The US is already walking on the edge of the knife of financial recovery and President Joe Biden’s economic diplomacy push with China is putting the country at high risk with low reward, Josh Rogin writes in The New York Times.
Biden has announced that he will be running for a second term in office and the Ukraine war and inflation are just like the salt on the open wounds. And on top of that Biden is doubling down on his push for economic engagement with Beijing.
The author believed that raising the economic pressure on China in the current environment would carry its own risks. In fact, some observers praise Biden’s “course correction,” while others point out that outreach is unlikely to produce results because the administration is not prepared to concede to Beijing’s demands to back off on tariffs, technology restrictions and bans on products made with forced labour.

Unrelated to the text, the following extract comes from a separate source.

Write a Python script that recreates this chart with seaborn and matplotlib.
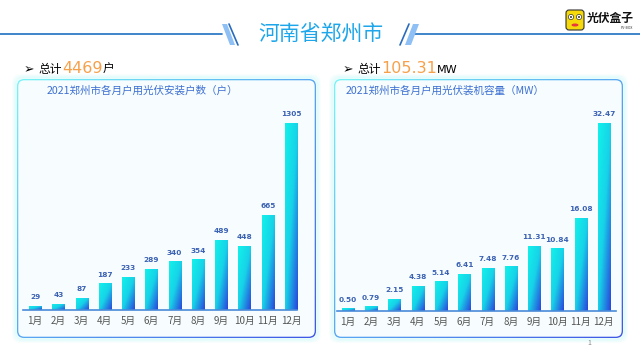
import numpy as np
import matplotlib
matplotlib.use("Agg")
import matplotlib.pyplot as plt
from matplotlib.patches import FancyBboxPatch, Polygon, Circle, Ellipse
from matplotlib.colors import LinearSegmentedColormap
import seaborn as sns

# 数据
months = ["1月", "2月", "3月", "4月", "5月", "6月", "7月", "8月", "9月", "10月", "11月", "12月"]
households = [29, 43, 87, 187, 233, 289, 340, 354, 489, 448, 665, 1305]
capacity = [0.50, 0.79, 2.15, 4.38, 5.14, 6.41, 7.48, 7.76, 11.31, 10.84, 16.08, 32.47]
total_households = "4469"
total_capacity = "105.31"
page_title = "河南省郑州市"
left_title = "2021郑州市各月户用光伏安装户数（户）"
right_title = "2021郑州市各月户用光伏装机容量（MW）"

sns.set_style("white")
plt.rcParams['font.family'] = ['Noto Sans CJK SC', 'DejaVu Sans']

bar_cmap = LinearSegmentedColormap.from_list("bar", ["#12f2ea", "#17d2e8", "#2a44dc"])
edge_cmap = LinearSegmentedColormap.from_list("edge", ["#7af3f6", "#5aa8f2", "#3f58e6"])

fig = plt.figure(figsize=(6.4, 3.6), dpi=100)
fig.patch.set_facecolor("white")

# 背景层，像素坐标（y 向上）
bg = fig.add_axes([0, 0, 1, 1])
bg.set_xlim(0, 640)
bg.set_ylim(0, 360)
bg.axis("off")
H = 360


def gradient_fill(ax, patch, cmap, x0, y0, w, h, z):
    # 左上 -> 右下 的渐变
    U, V = np.meshgrid(np.linspace(0, 1, 30), np.linspace(0, 1, 80))
    im = ax.imshow((U + V) / 2, cmap=cmap, vmin=0, vmax=1, origin="upper",
                   extent=(x0, x0 + w, y0, y0 + h), aspect="auto",
                   interpolation="bilinear", zorder=z)
    im.set_clip_path(patch)
    return im


def panel(x0, top, x1, bottom):
    y0 = H - bottom
    w, h = x1 - x0, bottom - top
    for k in range(5, 0, -1):
        bg.add_patch(FancyBboxPatch((x0, y0), w, h, boxstyle=f"round,pad={k*0.8},rounding_size=7",
                                    fc="none", ec="#9af5f8", lw=1.2, alpha=0.035 * (6 - k), zorder=1))
    outer = FancyBboxPatch((x0, y0), w, h, boxstyle="round,pad=0,rounding_size=7",
                           fc="white", ec="none", zorder=2)
    bg.add_patch(outer)
    gradient_fill(bg, outer, edge_cmap, x0, y0, w, h, 2.1)
    bg.add_patch(FancyBboxPatch((x0 + 1.3, y0 + 1.3), w - 2.6, h - 2.6,
                                boxstyle="round,pad=0,rounding_size=6",
                                fc="#f7fdfe", ec="none", zorder=3))


panel(17, 79, 316, 338)
panel(334, 79, 623, 338)
bg.add_patch(FancyBboxPatch((95, H - 335), 65, 3, boxstyle="round,pad=1.5,rounding_size=2",
                            fc="#c8f6f9", ec="none", alpha=0.7, zorder=1))

# 标题与装饰
bg.plot([0, 222], [H - 34, H - 34], color="#1f6fc0", lw=1.2, zorder=4)
bg.plot([415, 640], [H - 34, H - 34], color="#1f6fc0", lw=1.2, zorder=4)
bg.add_patch(Polygon([(222, H - 24), (227, H - 24), (235, H - 45), (230, H - 45)],
                     closed=True, fc="#8ec0f5", ec="none", zorder=4))
bg.plot([229, 238], [H - 24, H - 45], color="#2a6bbd", lw=1.2, zorder=4)
bg.add_patch(Polygon([(413, H - 24), (419, H - 24), (411, H - 45), (405, H - 45)],
                     closed=True, fc="#8ec0f5", ec="none", zorder=4))
bg.plot([409, 400], [H - 24, H - 45], color="#2a6bbd", lw=1.2, zorder=4)
bg.text(321, H - 35, page_title, ha="center", va="center", fontsize=15,
        color="#1ea6ea", zorder=5)

# 小标题（多色文字顺序排列）
renderer = fig.canvas.get_renderer()


def rich(x, y, parts):
    for s, kw in parts:
        t = bg.text(x, y, s, ha="left", va="baseline", zorder=5, **kw)
        x += t.get_window_extent(renderer=renderer).width


rich(24, H - 73, [("➢ ", dict(fontsize=9, family="DejaVu Sans", color="black")),
                  ("总计", dict(fontsize=8.5, color="black")),
                  (total_households, dict(fontsize=11.5, color="#f7a04a", family="DejaVu Sans")),
                  ("户", dict(fontsize=8.5, color="black"))])
rich(343, H - 73, [("➢ ", dict(fontsize=9, family="DejaVu Sans", color="black")),
                   ("总计", dict(fontsize=8.5, color="black")),
                   (total_capacity, dict(fontsize=11.5, color="#f7a04a", family="DejaVu Sans")),
                   ("MW", dict(fontsize=8, color="black", family="DejaVu Sans"))])

# 面板标题
bg.text(47, H - 91, left_title, ha="left", va="center", fontsize=7.6, color="#3d6fd2", zorder=5)
bg.text(346, H - 91, right_title, ha="left", va="center", fontsize=7.6, color="#3d6fd2", zorder=5)

# logo
bg.add_patch(FancyBboxPatch((566, H - 30), 18, 20, boxstyle="round,pad=0,rounding_size=3",
                            fc="#f5d90a", ec="#333333", lw=0.8, zorder=5))
for ex in (571, 579):
    bg.add_patch(Circle((ex, H - 17), 2.6, fc="white", ec="#333333", lw=0.5, zorder=6))
    bg.add_patch(Circle((ex, H - 17), 1.0, fc="#333333", ec="none", zorder=7))
bg.add_patch(Ellipse((575, H - 25), 7, 3, fc="#e8383d", ec="none", zorder=6))
bg.text(587, H - 18, "光伏盒子", ha="left", va="center", fontsize=8.5, weight="bold",
        color="#111111", zorder=5)
bg.text(633, H - 28, "PV-BOX", ha="right", va="center", fontsize=2.5, color="#333333", zorder=5)
bg.text(589, H - 343, "1", ha="center", va="center", fontsize=5, color="#888888", zorder=5)


def bar_chart(rect, values, labels, top_px, base_px, xlim):
    ax = fig.add_axes(rect)
    ax.set_facecolor("none")
    sns.barplot(x=months, y=values, ax=ax, width=0.52, color="#17d2e8", saturation=1)
    ymax = max(values) * 200 / (base_px - top_px)
    for p in ax.patches:
        p.set_facecolor("none")
        p.set_edgecolor("none")
        gradient_fill(ax, p, bar_cmap, p.get_x(), p.get_y(), p.get_width(), p.get_height(), 2)
    ax.set_xlim(*xlim)
    ax.set_ylim(0, ymax)
    for i, (v, s) in enumerate(zip(values, labels)):
        ax.annotate(s, (i, v), xytext=(0, 4), textcoords="offset points", ha="center",
                    va="bottom", fontsize=5.3, weight="bold", color="#3c62b4",
                    family="DejaVu Sans")
    for sp in ("top", "right", "left"):
        ax.spines[sp].set_visible(False)
    ax.spines["bottom"].set_color("#4a8ad8")
    ax.spines["bottom"].set_linewidth(1.2)
    ax.set_yticks([])
    ax.set_xlabel("")
    ax.set_ylabel("")
    ax.tick_params(axis="x", length=0, pad=4, labelsize=7, labelcolor="#555555")
    return ax


bar_chart([23 / 640, (H - 310) / H, 274 / 640, 200 / H], households,
          [str(v) for v in households], 123, 310, (-0.52, 11.26))
bar_chart([337 / 640, (H - 311) / H, 279 / 640, 200 / H], capacity,
          [f"{v:.2f}" for v in capacity], 123, 311, (-0.47, 11.52))

fig.savefig("out.png", dpi=100)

Many national security officials see weaknesses in Biden’s strategy to apply economic pressure on China. For example, an earlier plan to investigate China’s abuse of government subsidies has been dropped. And six months after the administration announced new technology export restrictions on China, final rules to carry out those limits have yet to be released. If the administration has any serious plan to address China’s abuse of U.S. capital markets, it’s a closely held secret, according to The New York Times.
Regarding China, there is tension between Biden’s interest in maintaining a tough stance and his desire to slow the rapid descent of the relationship. Meanwhile, China courts European allies in an attempt to isolate Washington.
The author, citing officials, said that Biden seeks another meeting with Chinese President Xi Jinping to follow up on their confab last November in Bali, Indonesia. But the strategic-engagement track has been frozen ever since Secretary of State Antony Blinken’s planned trip was scuttled by the spy balloon incident in February.